Le nombre agrégé des heures de travail s’est redressé de 0,3%, effaçant le recul observé en juillet. La progression du revenu horaire moyen, en hausse de 0,4% sur un mois et de 3,8% sur douze mois, implique une augmentation du pouvoir d’achat des ménages. La situation est donc loin d’être dramatique en dépit du refroidissement évident observé depuis plusieurs mois. A ce jour, le relâchement du marché du travail reste compatible avec un scénario d’atterrissage en douceur. Une récession n’est pas inéluctable. Les dernières enquêtes de l’ISM ne traduisent pas de grande rupture: tant l’indice consacré au secteur manufacturier que la jauge des services affichent un timide redressement en août.

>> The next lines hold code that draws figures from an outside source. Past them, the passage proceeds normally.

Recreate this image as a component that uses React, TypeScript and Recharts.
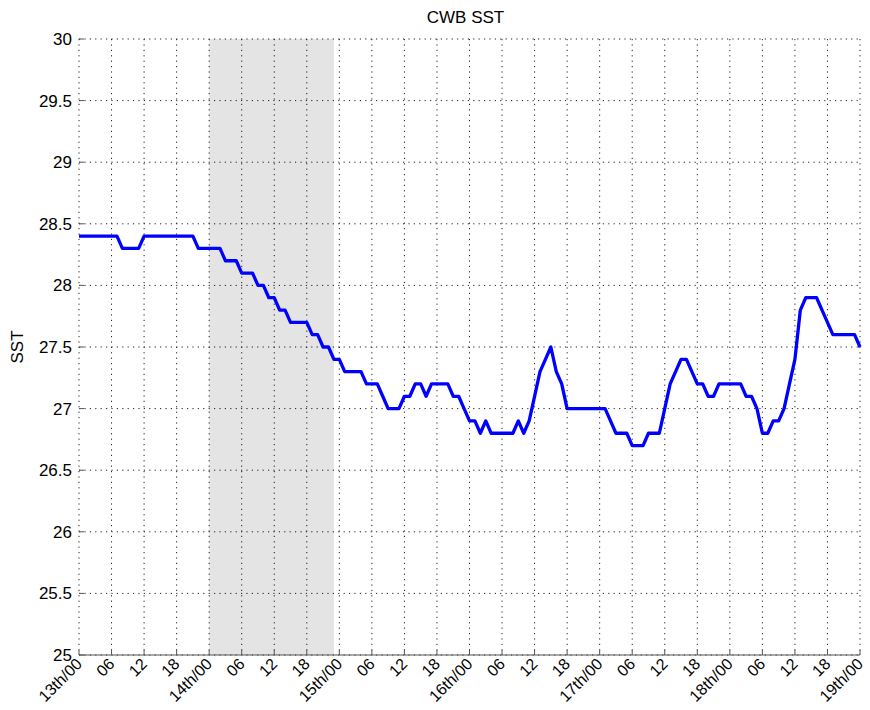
import React from 'react';
import { LineChart, Line, XAxis, YAxis, CartesianGrid, ReferenceArea } from 'recharts';

// Hourly SST, starting 13th 00h
const sst: number[] = [
  // 13th
  28.4, 28.4, 28.4, 28.4, 28.4, 28.4, 28.4, 28.4, 28.3, 28.3, 28.3, 28.3,
  28.4, 28.4, 28.4, 28.4, 28.4, 28.4, 28.4, 28.4, 28.4, 28.4, 28.3, 28.3,
  // 14th
  28.3, 28.3, 28.3, 28.2, 28.2, 28.2, 28.1, 28.1, 28.1, 28.0, 28.0, 27.9,
  27.9, 27.8, 27.8, 27.7, 27.7, 27.7, 27.7, 27.6, 27.6, 27.5, 27.5, 27.4,
  // 15th
  27.4, 27.3, 27.3, 27.3, 27.3, 27.2, 27.2, 27.2, 27.1, 27.0, 27.0, 27.0,
  27.1, 27.1, 27.2, 27.2, 27.1, 27.2, 27.2, 27.2, 27.2, 27.1, 27.1, 27.0,
  // 16th
  26.9, 26.9, 26.8, 26.9, 26.8, 26.8, 26.8, 26.8, 26.8, 26.9, 26.8, 26.9,
  27.1, 27.3, 27.4, 27.5, 27.3, 27.2, 27.0, 27.0, 27.0, 27.0, 27.0, 27.0,
  // 17th
  27.0, 27.0, 26.9, 26.8, 26.8, 26.8, 26.7, 26.7, 26.7, 26.8, 26.8, 26.8,
  27.0, 27.2, 27.3, 27.4, 27.4, 27.3, 27.2, 27.2, 27.1, 27.1, 27.2, 27.2,
  // 18th
  27.2, 27.2, 27.2, 27.1, 27.1, 27.0, 26.8, 26.8, 26.9, 26.9, 27.0, 27.2,
  27.4, 27.8, 27.9, 27.9, 27.9, 27.8, 27.7, 27.6, 27.6, 27.6, 27.6, 27.6,
  // 19th 00
  27.5,
];

const xTicks = [0, 6, 12, 18, 24, 30, 36, 42, 48, 54, 60, 66, 72, 78, 84, 90, 96, 102, 108, 114, 120, 126, 132, 138, 144];
const yTicks = [25, 25.5, 26, 26.5, 27, 27.5, 28, 28.5, 29, 29.5, 30];
const startDay = 13;
const shadeStart = 24;
const shadeEnd = 47;
const title = 'CWB SST';
const yLabel = 'SST';

const data = sst.map((v, i) => ({ hour: i, sst: v }));

const FONT = 'Arial, "Liberation Sans", Helvetica, sans-serif';

const fmtX = (v: number) => {
  const h = v % 24;
  if (h === 0) return `${startDay + v / 24}th/00`;
  return h < 10 ? `0${h}` : `${h}`;
};

const XTick = (props: any) => {
  const { x, y, payload } = props;
  const tx = x + 4;
  const ty = y + 10;
  return (
    <g>
      <line x1={x} y1={y} x2={x} y2={y - 5} stroke="#555" strokeWidth={1} />
      <text
        x={tx}
        y={ty}
        transform={`rotate(-45, ${tx}, ${ty})`}
        textAnchor="end"
        fontSize={16}
        fontFamily={FONT}
        fill="#000"
      >
        {fmtX(payload.value)}
      </text>
    </g>
  );
};

const YTick = (props: any) => {
  const { x, y, payload } = props;
  return (
    <g>
      <line x1={x} y1={y} x2={x + 5} y2={y} stroke="#555" strokeWidth={1} />
      <text x={x - 7} y={y + 6} textAnchor="end" fontSize={17} fontFamily={FONT} fill="#000">
        {String(payload.value)}
      </text>
    </g>
  );
};

export default function App() {
  return (
    <div style={{ position: 'absolute', left: 0, top: 0, width: 870, height: 710, background: '#fff' }}>
      <LineChart width={870} height={710} data={data} margin={{ top: 39, right: 10, bottom: 0, left: 0 }}>
        <ReferenceArea x1={shadeStart} x2={shadeEnd} y1={25} y2={30} fill="#000" fillOpacity={0.105} stroke="none" />
        <CartesianGrid stroke="#222" strokeDasharray="1.2 4.2" strokeWidth={1} />
        <XAxis
          dataKey="hour"
          type="number"
          domain={[0, 144]}
          ticks={xTicks}
          interval={0}
          height={55}
          tickSize={0}
          tickMargin={0}
          tickLine={false}
          axisLine={{ stroke: '#555', strokeWidth: 1 }}
          tick={<XTick />}
        />
        <YAxis
          type="number"
          domain={[25, 30]}
          ticks={yTicks}
          interval={0}
          width={79}
          tickSize={0}
          tickMargin={0}
          tickLine={false}
          axisLine={false}
          tick={<YTick />}
        />
        <Line
          type="linear"
          dataKey="sst"
          stroke="#0000ff"
          strokeWidth={3.3}
          strokeLinejoin="round"
          dot={false}
          isAnimationActive={false}
        />
      </LineChart>
      <div
        style={{
          position: 'absolute',
          left: 75,
          width: 781,
          top: 8,
          textAlign: 'center',
          fontFamily: FONT,
          fontSize: 17,
          color: '#000',
        }}
      >
        {title}
      </div>
      <div
        style={{
          position: 'absolute',
          left: 18,
          top: 347,
          transform: 'translate(-50%, -50%) rotate(-90deg)',
          fontFamily: FONT,
          fontSize: 17,
          color: '#000',
          whiteSpace: 'nowrap',
        }}
      >
        {yLabel}
      </div>
    </div>
  );
}
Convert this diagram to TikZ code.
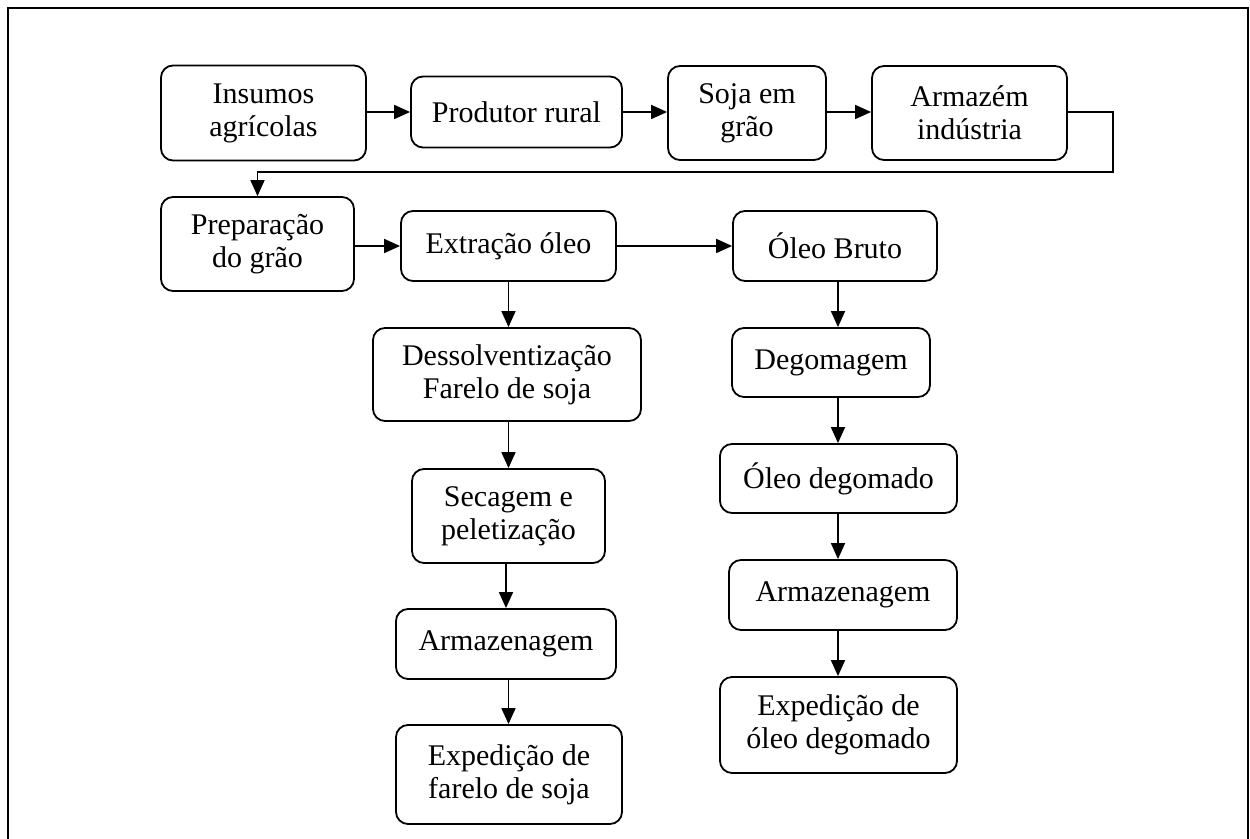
\documentclass[tikz,border=0pt]{standalone}
\usepackage{fontspec}
\setmainfont{Liberation Serif}
\usetikzlibrary{arrows.meta}

\tikzset{
  etapa/.style={rectangle, rounded corners=6pt, draw, line width=0.9pt, align=center,
    inner sep=0pt, font=\fontsize{15}{16.5}\selectfont},
  seta/.style={line width=0.9pt, -{Triangle[length=8pt,width=7pt]}},
  moldura/.style={line width=1pt}
}

\begin{document}
\begin{tikzpicture}[x=0.5pt,y=-0.5pt]
\useasboundingbox (0,0) rectangle (1250,839);
\draw[moldura] (8,839) -- (8,8) -- (1248,8) -- (1248,839);

% linha de cima
\node[etapa, minimum width=102.5pt, minimum height=47.5pt] (ins) at (263.5,113) {Insumos\\agrícolas};
\node[etapa, minimum width=105.5pt, minimum height=35.5pt] (prod) at (516.5,112) {Produtor rural};
\node[etapa, minimum width=79pt, minimum height=47pt] (soja) at (747,113) {Soja em\\grão};
\node[etapa, minimum width=97.5pt, minimum height=47pt] (arm) at (969.5,113) {Armazém\\indústria};

% industria
\node[etapa, minimum width=96.5pt, minimum height=47pt] (prep) at (257.5,244) {Preparação\\do grão};
\node[etapa, minimum width=107.5pt, minimum height=35pt] (ext) at (508.5,246) {Extração óleo};
\node[etapa, minimum width=102pt, minimum height=35pt] (bruto) at (835,246) {Óleo Bruto};

% farelo
\node[etapa, minimum width=134pt, minimum height=46.5pt] (dess) at (507,374.5) {Dessolventização\\Farelo de soja};
\node[etapa, minimum width=96.5pt, minimum height=47pt] (sec) at (508.5,516) {Secagem e\\peletização};
\node[etapa, minimum width=110pt, minimum height=35pt] (armF) at (506,644) {Armazenagem};
\node[etapa, minimum width=113pt, minimum height=49.5pt] (expF) at (509,774.5) {Expedição de\\farelo de soja};

% oleo
\node[etapa, minimum width=99pt, minimum height=34.5pt] (deg) at (831,362.5) {Degomagem};
\node[etapa, minimum width=118.5pt, minimum height=34.5pt] (oleoDeg) at (838.5,478.5) {Óleo degomado};
\node[etapa, minimum width=114pt, minimum height=35pt] (armO) at (843,595) {Armazenagem};
\node[etapa, minimum width=118.5pt, minimum height=48pt] (expO) at (838.5,725) {Expedição de\\óleo degomado};

\coordinate (volta) at (1113,172);
\coordinate (colO) at (838,0);

\draw[seta] (ins.east |- prod.west) -- (prod.west);
\draw[seta] (prod.east) -- (prod.east -| soja.west);
\draw[seta] (soja.east |- prod.east) -- (prod.east -| arm.west);
\draw[seta] (arm.east |- prod.east) -| (volta) -| (prep.north);
\draw[seta] (prep.east |- ext.west) -- (ext.west);
\draw[seta] (ext.east) -- (bruto.west);

\draw[seta] (ext.south) -- (ext.south |- dess.north);
\draw[seta] (ext.south |- dess.south) -- (ext.south |- sec.north);
\draw[seta] (sec.south -| armF.north) -- (armF.north);
\draw[seta] (ext.south |- armF.south) -- (ext.south |- expF.north);

\draw[seta] (colO |- bruto.south) -- (colO |- deg.north);
\draw[seta] (colO |- deg.south) -- (colO |- oleoDeg.north);
\draw[seta] (colO |- oleoDeg.south) -- (colO |- armO.north);
\draw[seta] (colO |- armO.south) -- (colO |- expO.north);
\end{tikzpicture}
\end{document}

Les indicateurs récents n’invitent pas la Réserve fédérale (Fed) à se précipiter, mais deux gouverneurs, Christopher Waller et John Williams, ont confirmé que le moment était venu de réduire les taux d’intérêt. Une baisse de 0,25 point de pourcentage du taux des Fed Funds, vers une fourchette comprise entre 5% et 5,25%, semble très probable malgré les turbulences qui agitent Wall Street. Les banquiers centraux ont toutefois signalé la possibilité d’un cycle d’assouplissement «rapide et énergique» si les développements futurs le justifient. Bien reçu, le message a entraîné une baisse marquée des rendements à court terme, à l’image de celui du T-Note à 2 ans qui a chuté en dessous de 3,7%, au plus bas depuis septembre 2022.

Une désinversion de mauvais augure?

La courbe des rendements en dollars présente désormais une inversion prononcée jusqu’à 2 ans d’échéance et une pente légèrement positive du segment entre 2 à 10 ans (en passant par un minimum à 5 ans). Etroitement liés, les deux phénomènes préfigurent un cycle de baisse des taux d’intérêt agressif qui devrait s’achever en 2026, suivi d’un lent redressement dicté par la reprise de l’activité. Historiquement, la «désinversion» de la courbe entre 2 et 10 ans a précédé des périodes tourmentées, en 2000 et en 2007. La situation actuelle diffère toutefois de celle de 2007, caractérisée par un fort endettement du secteur privé et une fragilité du secteur bancaire débouchant sur une crise du crédit dramatique. L’analogie avec l’éclatement de la «bulle internet» de 2000 semble plus pertinente au regard de l’euphorie, et plus récemment des doutes, suscités par l’intelligence artificielle. Les valorisations actuelles paraissent néanmoins bien plus raisonnables qu’à l’époque de l’émergence d’innombrables sociétés «dot com».

En Europe, les rendements en euros ont fléchi dans la perspective d’une réduction imminente des taux d’intérêt directeurs. Le taux de dépôt sera vraisemblablement abaissé de 3,5% à 3,25% et il est probable que la présidente de la Banque centrale européenne, Christine Lagarde, exprime la volonté d’assouplir davantage la politique monétaire durant le quatrième trimestre et au-delà.

Si les rendements en livres sterling ont aussi reflué, les rendements des emprunts en francs suisses sont restés stables. Plus ferme que prévue au deuxième trimestre, la croissance du PIB helvétique ne justifie pas un relâchement agressif des conditions monétaires, mais le bon comportement de l’inflation devrait inciter la Banque nationale suisse à imiter ses homologues pour contenir le renforcement du franc.